لَقَدۡ حَقَّ ٱلۡقَوۡلُ عَلَىٰٓ أَكۡثَرِهِمۡ فَهُمۡ لَا يُؤۡمِنُونَ ٧
“Sesungguhnya telah pasti berlaku perkataan (ketentuan Allah) terhadap kebanyakan mereka, kerena mereka tidak beriman.” (Yasin : 7)
Contoh al-haqq diartikan dengan bagian (kewajiban) yang terbatas tercantum pada surat al-Baqarah ayat 241 :
وَلِلۡمُطَلَّقَٰتِ مَتَٰعُۢ بِٱلۡمَعۡرُوفِۖ حَقًّا عَلَى ٱلۡمُتَّقِينَ ٢٤١
“Kepada wanita-wanita yang diceraikan (hendaklah diberikan oleh suaminya) mut´ah menurut yang ma´ruf, sebagai suatu kewajiban bagi orang-orang yang bertakwa.” (Al-Baqarah : 241
            Dalam terminologi fikih terdapat beberapa pengertian al-haqq yang dikemukakan oleh para ulama fiqh, di antaranya menurut Wahbah al-Zuhaily yaitu suatu hukum yang telah ditetapkan secara syara. Sedangkan menurut Mustofa Ahmad al-Zarqa’ mendefinisikan dengan kekhususan yang ditetapkan syara’ atas suatu kekuasaan. Dan menurut Ibn Nujaim yaitu, suatu kekhususan yang terlindung.
Kata milik berasal dari bahasa Arab al-milk, yang secara etimologi berarti penguasaan terhadap sesuatu.
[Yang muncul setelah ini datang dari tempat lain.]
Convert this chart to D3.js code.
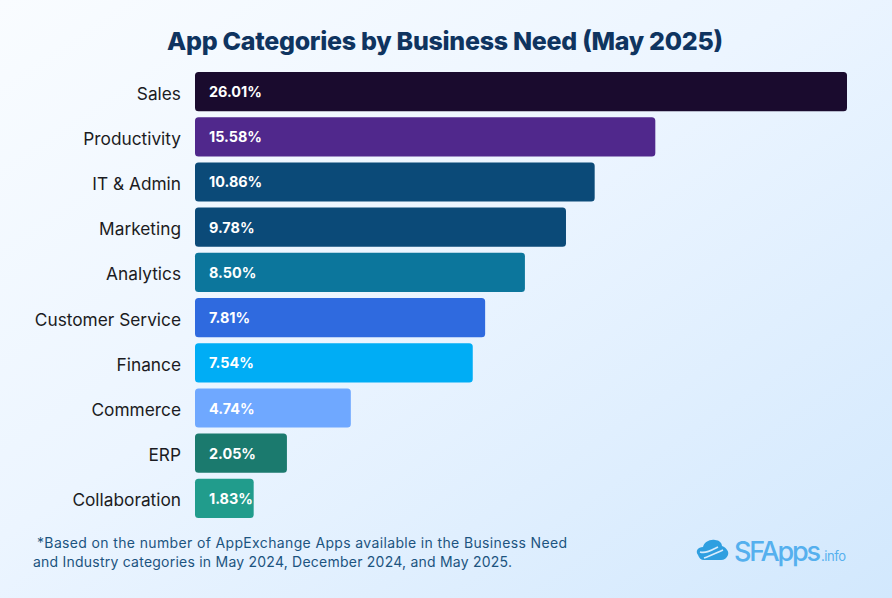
<!doctype html>
<html lang="en">
<head>
<meta charset="utf-8" />
<title>App Categories by Business Need (May 2025)</title>
<script src="https://d3js.org/d3.v7.min.js"></script>
<style type="text/css">
  html, body { height: 100%; margin: 0; padding: 0; overflow: hidden; }
  svg { display: block; font-family: Inter, "Open Sans", sans-serif; }
</style>
</head>
<body>
<div id="chart"></div>
<script>
var categories = ["Sales", "Productivity", "IT & Admin", "Marketing", "Analytics",
  "Customer Service", "Finance", "Commerce", "ERP", "Collaboration"];
// printed labels
var valueLabels = ["26.01%", "15.58%", "10.86%", "9.78%", "8.50%", "7.81%", "7.54%", "4.74%", "2.05%", "1.83%"];
// bar lengths as drawn, % of the longest bar (the picture does not draw them in proportion to the labels)
var barLengths = [100, 70.6, 61.3, 56.9, 50.6, 44.5, 42.6, 23.9, 14.1, 9.0];
var barColors = ["#1a0b2e", "#50288c", "#0b4a78", "#0b4a78", "#0c769c",
  "#2f6adf", "#00adf5", "#6fa8ff", "#1b7a6e", "#219c8c"];

var width = 892, height = 598;
var svg = d3.select("#chart").append("svg").attr("width", width).attr("height", height);

// background
var grad = svg.append("defs").append("linearGradient").attr("id", "fond")
  .attr("x1", "0%").attr("y1", "0%").attr("x2", "100%").attr("y2", "100%");
grad.append("stop").attr("offset", "0%").attr("stop-color", "#f9fcff");
grad.append("stop").attr("offset", "45%").attr("stop-color", "#ecf5ff");
grad.append("stop").attr("offset", "100%").attr("stop-color", "#d2e8fd");
svg.append("rect").attr("width", width).attr("height", height).attr("fill", "url(#fond)");

svg.append("text").attr("x", 445).attr("y", 50).attr("text-anchor", "middle")
  .attr("font-size", 25).attr("font-weight", 800).attr("fill", "#0f3460")
  .attr("textLength", 556).attr("lengthAdjust", "spacing")
  .text("App Categories by Business Need (May 2025)");

var x = d3.scaleLinear().domain([0, 100]).range([195, 847]);
var y = d3.scaleBand().domain(categories).range([72, 518]).paddingInner(0.133);

// category labels
var axe = svg.append("g").attr("transform", "translate(181,2.5)")
  .call(d3.axisLeft(y).tickSize(0).tickPadding(0));
axe.select(".domain").remove();
axe.selectAll("text").attr("font-family", "Inter, sans-serif")
  .attr("font-size", 17.3).attr("fill", "#1b1b22");

svg.selectAll("rect.barre").data(categories).enter().append("rect")
  .attr("class", "barre")
  .attr("x", x(0))
  .attr("y", function(d) { return y(d); })
  .attr("width", function(d, i) { return x(barLengths[i]) - x(0); })
  .attr("height", y.bandwidth())
  .attr("rx", 3.5)
  .attr("fill", function(d, i) { return barColors[i]; });

svg.selectAll("text.valeur").data(categories).enter().append("text")
  .attr("class", "valeur")
  .attr("x", x(0) + 14)
  .attr("y", function(d) { return y(d) + y.bandwidth() / 2 + 5.5; })
  .attr("font-size", 14.4).attr("font-weight", 700).attr("fill", "#ffffff")
  .text(function(d, i) { return valueLabels[i]; });

// note
var note = svg.append("g").attr("font-size", 14).attr("fill", "#1c5480");
note.append("text").attr("x", 37).attr("y", 547.5).attr("textLength", 530)
  .text("*Based on the number of AppExchange Apps available in the Business Need");
note.append("text").attr("x", 33).attr("y", 566.5).attr("textLength", 479)
  .text("and Industry categories in May 2024, December 2024, and May 2025.");

// logo
var logo = svg.append("g").attr("transform", "translate(696,540)");
logo.append("path").attr("fill", "#2f9fe0")
  .attr("d", "M2,15 C-1,11 2,7 7,7 C8,2 14,-1 19,0 C23,0 26,3 26,6 C31,8 33,12 32,15 C31,18 28,20 25,20 L8,20 C5,20 3,18 2,15 Z");
logo.append("path").attr("fill", "none").attr("stroke", "#d8ecfd").attr("stroke-width", 1.6)
  .attr("d", "M4,12 C10,14 16,10 22,7 M8,18 C14,16 20,13 27,10");
logo.append("text").attr("x", 38).attr("y", 21).attr("font-size", 27).attr("font-weight", 500)
  .attr("fill", "#55b0ee").attr("textLength", 87).text("SFApps");
logo.append("text").attr("x", 125).attr("y", 21).attr("font-size", 13)
  .attr("fill", "#55b0ee").attr("textLength", 25).text(".info");
</script>
</body>
</html>
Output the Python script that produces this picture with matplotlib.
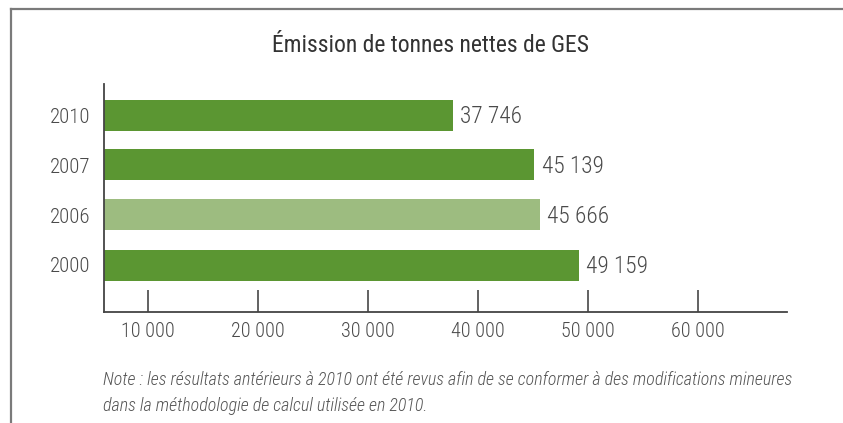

Al-milk merupakan bentuk masdar yang berarti  kepemilikan atau  penguasaan terhadap sesuatu harta. Al-milk juga berarti sesuatu yang dimiliki (harta). Milk juga merupakan hubungan seseorang dengan suatu harta yang diakui oleh syara’, yang menjadikannya mempunyai kekuasaan khusus terhadap harta itu, sehingga ia dapat melakukan tindakan hukum terhadap harta tersebut, kecuali adanya kalangan syara’.
Para ahli fiqh mendefinisikan hak milik (al-milk) sebagai  ”kekhususan seseorang terhadap  harta yang diakui syari’ah, sehingga menjadikannya mempunyai kekuasaan khusus terhadap suatu harta tersebut, baik memanfaatkan dan atau mentasharrufkannya”. Seseorang yang memiliki mobil dapat memanfaatkan mobil tersebut dan dapat pula menjual, menyewakan atau meminjamkannya. Menjual, menyewakan atau meinjamkan disebut sebagai aktivitas tasharruf.
Ø  Wahbah al-Zuhaily memberikan definisi al-milk (hak milik) sebagai berikut :
Hak milik ialah suatu kekhususan terhadap sesuatu harta yang menghalangi orang lain dari harta tersebut. Pemiliknya bebas melakukan tasharruf kecuali ada halangan syar’iy.
Ø  Muhammad Abu Zahro mendefinisikannya sebagai berikut :
Hak milik ialah suatu kekhususan terhadap sesuatu harta yang menghalangi orang lain dari harta tersebut dan memungkinkan pemiliknya bebas melakukan tasharruf kecuali ada halangan syar’iy.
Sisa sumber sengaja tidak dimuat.